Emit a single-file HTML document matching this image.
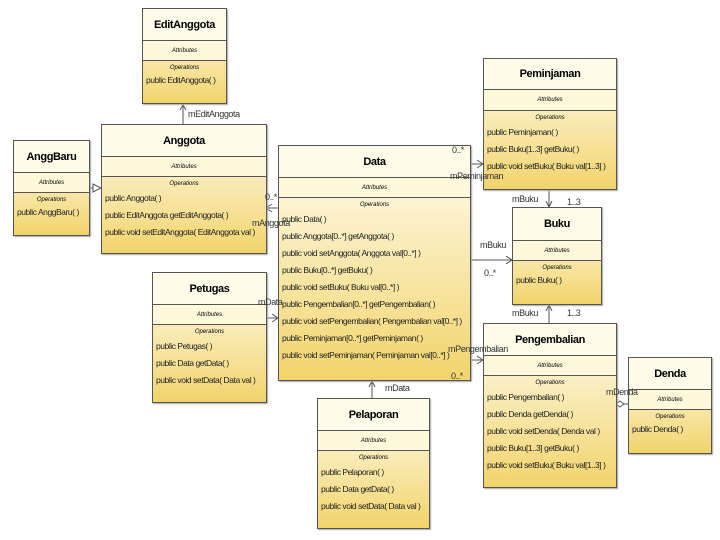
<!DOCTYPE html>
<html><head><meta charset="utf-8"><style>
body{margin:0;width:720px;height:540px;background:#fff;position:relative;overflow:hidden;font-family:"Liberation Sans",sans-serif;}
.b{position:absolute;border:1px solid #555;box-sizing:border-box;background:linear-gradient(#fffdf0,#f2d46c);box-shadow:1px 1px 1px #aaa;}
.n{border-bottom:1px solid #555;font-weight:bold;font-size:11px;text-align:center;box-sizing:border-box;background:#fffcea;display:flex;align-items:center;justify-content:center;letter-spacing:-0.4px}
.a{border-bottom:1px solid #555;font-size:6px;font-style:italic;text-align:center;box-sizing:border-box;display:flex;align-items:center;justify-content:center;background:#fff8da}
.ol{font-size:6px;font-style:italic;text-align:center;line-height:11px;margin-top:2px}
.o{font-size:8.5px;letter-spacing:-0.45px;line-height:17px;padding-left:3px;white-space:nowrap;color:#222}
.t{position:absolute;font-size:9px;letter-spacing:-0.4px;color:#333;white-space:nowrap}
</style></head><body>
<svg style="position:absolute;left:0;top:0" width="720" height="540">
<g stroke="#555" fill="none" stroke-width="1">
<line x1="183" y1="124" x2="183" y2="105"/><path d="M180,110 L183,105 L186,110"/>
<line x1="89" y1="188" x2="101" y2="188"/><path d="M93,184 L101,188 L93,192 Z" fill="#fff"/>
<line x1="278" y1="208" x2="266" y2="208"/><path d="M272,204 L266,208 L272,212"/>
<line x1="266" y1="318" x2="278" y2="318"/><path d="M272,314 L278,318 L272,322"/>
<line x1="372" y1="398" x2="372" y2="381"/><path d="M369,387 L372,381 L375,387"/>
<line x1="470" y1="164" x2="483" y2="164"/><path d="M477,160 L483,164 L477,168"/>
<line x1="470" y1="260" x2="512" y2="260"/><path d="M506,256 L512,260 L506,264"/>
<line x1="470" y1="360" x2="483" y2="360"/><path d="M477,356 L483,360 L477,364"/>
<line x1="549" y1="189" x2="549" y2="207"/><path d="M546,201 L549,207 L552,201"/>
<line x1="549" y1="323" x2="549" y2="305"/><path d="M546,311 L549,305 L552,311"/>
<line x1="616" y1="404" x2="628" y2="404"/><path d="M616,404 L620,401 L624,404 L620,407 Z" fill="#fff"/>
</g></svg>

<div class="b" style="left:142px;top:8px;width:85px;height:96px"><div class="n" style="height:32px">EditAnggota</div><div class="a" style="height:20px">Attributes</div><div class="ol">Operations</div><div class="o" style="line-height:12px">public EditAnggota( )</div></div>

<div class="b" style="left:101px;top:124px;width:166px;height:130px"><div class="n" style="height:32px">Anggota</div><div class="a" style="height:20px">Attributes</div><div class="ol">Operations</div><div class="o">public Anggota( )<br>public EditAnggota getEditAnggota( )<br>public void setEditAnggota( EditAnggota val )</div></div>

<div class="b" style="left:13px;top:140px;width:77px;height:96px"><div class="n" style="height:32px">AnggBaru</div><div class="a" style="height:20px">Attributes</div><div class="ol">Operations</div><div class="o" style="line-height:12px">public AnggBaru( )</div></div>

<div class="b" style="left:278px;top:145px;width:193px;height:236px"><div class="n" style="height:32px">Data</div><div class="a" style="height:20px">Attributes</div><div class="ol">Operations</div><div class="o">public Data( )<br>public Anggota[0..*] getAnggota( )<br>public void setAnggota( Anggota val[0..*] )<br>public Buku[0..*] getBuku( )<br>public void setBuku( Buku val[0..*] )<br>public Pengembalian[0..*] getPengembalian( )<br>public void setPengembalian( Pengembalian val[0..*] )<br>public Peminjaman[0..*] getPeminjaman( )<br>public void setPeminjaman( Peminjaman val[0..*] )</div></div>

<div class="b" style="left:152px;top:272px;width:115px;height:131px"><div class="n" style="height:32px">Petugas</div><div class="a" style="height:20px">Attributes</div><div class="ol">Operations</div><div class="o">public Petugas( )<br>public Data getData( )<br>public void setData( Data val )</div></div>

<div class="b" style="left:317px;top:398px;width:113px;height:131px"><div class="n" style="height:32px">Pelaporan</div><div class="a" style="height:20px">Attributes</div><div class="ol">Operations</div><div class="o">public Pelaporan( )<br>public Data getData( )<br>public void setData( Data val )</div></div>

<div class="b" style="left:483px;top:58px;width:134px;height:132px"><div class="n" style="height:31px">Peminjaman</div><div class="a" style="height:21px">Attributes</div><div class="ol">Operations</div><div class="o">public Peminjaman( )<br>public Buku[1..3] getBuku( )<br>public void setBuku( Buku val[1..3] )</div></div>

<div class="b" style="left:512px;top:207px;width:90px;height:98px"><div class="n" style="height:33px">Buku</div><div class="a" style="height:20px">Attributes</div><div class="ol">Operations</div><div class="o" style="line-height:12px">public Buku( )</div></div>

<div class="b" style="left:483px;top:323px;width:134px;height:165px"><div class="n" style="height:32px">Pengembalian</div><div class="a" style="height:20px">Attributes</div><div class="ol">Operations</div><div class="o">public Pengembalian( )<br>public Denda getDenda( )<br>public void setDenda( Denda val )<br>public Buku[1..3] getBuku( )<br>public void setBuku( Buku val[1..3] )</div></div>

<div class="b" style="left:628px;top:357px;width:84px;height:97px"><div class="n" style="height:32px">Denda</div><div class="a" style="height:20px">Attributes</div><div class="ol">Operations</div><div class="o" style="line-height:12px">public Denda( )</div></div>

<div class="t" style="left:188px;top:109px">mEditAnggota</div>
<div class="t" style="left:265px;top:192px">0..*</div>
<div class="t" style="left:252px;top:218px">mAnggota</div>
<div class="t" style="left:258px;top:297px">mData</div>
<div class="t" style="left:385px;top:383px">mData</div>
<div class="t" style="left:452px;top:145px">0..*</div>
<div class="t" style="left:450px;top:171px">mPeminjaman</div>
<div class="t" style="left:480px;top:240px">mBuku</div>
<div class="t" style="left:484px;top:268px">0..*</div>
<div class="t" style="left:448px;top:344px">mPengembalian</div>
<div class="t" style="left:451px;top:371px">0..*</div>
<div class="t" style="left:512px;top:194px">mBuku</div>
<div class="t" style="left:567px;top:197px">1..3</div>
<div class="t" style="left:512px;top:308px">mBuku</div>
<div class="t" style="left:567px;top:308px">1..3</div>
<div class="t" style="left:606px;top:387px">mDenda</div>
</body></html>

=-=-=

Exercise goal: Output an exact copy of the material, with the pictures removed.

Written response:
Emit a single-file HTML document matching this image.
<!DOCTYPE html>
<html><head><meta charset="utf-8"><style>
body{margin:0;width:720px;height:540px;background:#fff;position:relative;overflow:hidden;font-family:"Liberation Sans",sans-serif;}
.b{position:absolute;border:1px solid #555;box-sizing:border-box;background:linear-gradient(#fffdf0,#f2d46c);box-shadow:1px 1px 1px #aaa;}
.n{border-bottom:1px solid #555;font-weight:bold;font-size:11px;text-align:center;box-sizing:border-box;background:#fffcea;display:flex;align-items:center;justify-content:center;letter-spacing:-0.4px}
.a{border-bottom:1px solid #555;font-size:6px;font-style:italic;text-align:center;box-sizing:border-box;display:flex;align-items:center;justify-content:center;background:#fff8da}
.ol{font-size:6px;font-style:italic;text-align:center;line-height:11px;margin-top:2px}
.o{font-size:8.5px;letter-spacing:-0.45px;line-height:17px;padding-left:3px;white-space:nowrap;color:#222}
.t{position:absolute;font-size:9px;letter-spacing:-0.4px;color:#333;white-space:nowrap}
</style></head><body>
<svg style="position:absolute;left:0;top:0" width="720" height="540">
<g stroke="#555" fill="none" stroke-width="1">
<line x1="183" y1="124" x2="183" y2="105"/><path d="M180,110 L183,105 L186,110"/>
<line x1="89" y1="188" x2="101" y2="188"/><path d="M93,184 L101,188 L93,192 Z" fill="#fff"/>
<line x1="278" y1="208" x2="266" y2="208"/><path d="M272,204 L266,208 L272,212"/>
<line x1="266" y1="318" x2="278" y2="318"/><path d="M272,314 L278,318 L272,322"/>
<line x1="372" y1="398" x2="372" y2="381"/><path d="M369,387 L372,381 L375,387"/>
<line x1="470" y1="164" x2="483" y2="164"/><path d="M477,160 L483,164 L477,168"/>
<line x1="470" y1="260" x2="512" y2="260"/><path d="M506,256 L512,260 L506,264"/>
<line x1="470" y1="360" x2="483" y2="360"/><path d="M477,356 L483,360 L477,364"/>
<line x1="549" y1="189" x2="549" y2="207"/><path d="M546,201 L549,207 L552,201"/>
<line x1="549" y1="323" x2="549" y2="305"/><path d="M546,311 L549,305 L552,311"/>
<line x1="616" y1="404" x2="628" y2="404"/><path d="M616,404 L620,401 L624,404 L620,407 Z" fill="#fff"/>
</g></svg>

<div class="b" style="left:142px;top:8px;width:85px;height:96px"><div class="n" style="height:32px">EditAnggota</div><div class="a" style="height:20px">Attributes</div><div class="ol">Operations</div><div class="o" style="line-height:12px">public EditAnggota( )</div></div>

<div class="b" style="left:101px;top:124px;width:166px;height:130px"><div class="n" style="height:32px">Anggota</div><div class="a" style="height:20px">Attributes</div><div class="ol">Operations</div><div class="o">public Anggota( )<br>public EditAnggota getEditAnggota( )<br>public void setEditAnggota( EditAnggota val )</div></div>

<div class="b" style="left:13px;top:140px;width:77px;height:96px"><div class="n" style="height:32px">AnggBaru</div><div class="a" style="height:20px">Attributes</div><div class="ol">Operations</div><div class="o" style="line-height:12px">public AnggBaru( )</div></div>

<div class="b" style="left:278px;top:145px;width:193px;height:236px"><div class="n" style="height:32px">Data</div><div class="a" style="height:20px">Attributes</div><div class="ol">Operations</div><div class="o">public Data( )<br>public Anggota[0..*] getAnggota( )<br>public void setAnggota( Anggota val[0..*] )<br>public Buku[0..*] getBuku( )<br>public void setBuku( Buku val[0..*] )<br>public Pengembalian[0..*] getPengembalian( )<br>public void setPengembalian( Pengembalian val[0..*] )<br>public Peminjaman[0..*] getPeminjaman( )<br>public void setPeminjaman( Peminjaman val[0..*] )</div></div>

<div class="b" style="left:152px;top:272px;width:115px;height:131px"><div class="n" style="height:32px">Petugas</div><div class="a" style="height:20px">Attributes</div><div class="ol">Operations</div><div class="o">public Petugas( )<br>public Data getData( )<br>public void setData( Data val )</div></div>

<div class="b" style="left:317px;top:398px;width:113px;height:131px"><div class="n" style="height:32px">Pelaporan</div><div class="a" style="height:20px">Attributes</div><div class="ol">Operations</div><div class="o">public Pelaporan( )<br>public Data getData( )<br>public void setData( Data val )</div></div>

<div class="b" style="left:483px;top:58px;width:134px;height:132px"><div class="n" style="height:31px">Peminjaman</div><div class="a" style="height:21px">Attributes</div><div class="ol">Operations</div><div class="o">public Peminjaman( )<br>public Buku[1..3] getBuku( )<br>public void setBuku( Buku val[1..3] )</div></div>

<div class="b" style="left:512px;top:207px;width:90px;height:98px"><div class="n" style="height:33px">Buku</div><div class="a" style="height:20px">Attributes</div><div class="ol">Operations</div><div class="o" style="line-height:12px">public Buku( )</div></div>

<div class="b" style="left:483px;top:323px;width:134px;height:165px"><div class="n" style="height:32px">Pengembalian</div><div class="a" style="height:20px">Attributes</div><div class="ol">Operations</div><div class="o">public Pengembalian( )<br>public Denda getDenda( )<br>public void setDenda( Denda val )<br>public Buku[1..3] getBuku( )<br>public void setBuku( Buku val[1..3] )</div></div>

<div class="b" style="left:628px;top:357px;width:84px;height:97px"><div class="n" style="height:32px">Denda</div><div class="a" style="height:20px">Attributes</div><div class="ol">Operations</div><div class="o" style="line-height:12px">public Denda( )</div></div>

<div class="t" style="left:188px;top:109px">mEditAnggota</div>
<div class="t" style="left:265px;top:192px">0..*</div>
<div class="t" style="left:252px;top:218px">mAnggota</div>
<div class="t" style="left:258px;top:297px">mData</div>
<div class="t" style="left:385px;top:383px">mData</div>
<div class="t" style="left:452px;top:145px">0..*</div>
<div class="t" style="left:450px;top:171px">mPeminjaman</div>
<div class="t" style="left:480px;top:240px">mBuku</div>
<div class="t" style="left:484px;top:268px">0..*</div>
<div class="t" style="left:448px;top:344px">mPengembalian</div>
<div class="t" style="left:451px;top:371px">0..*</div>
<div class="t" style="left:512px;top:194px">mBuku</div>
<div class="t" style="left:567px;top:197px">1..3</div>
<div class="t" style="left:512px;top:308px">mBuku</div>
<div class="t" style="left:567px;top:308px">1..3</div>
<div class="t" style="left:606px;top:387px">mDenda</div>
</body></html>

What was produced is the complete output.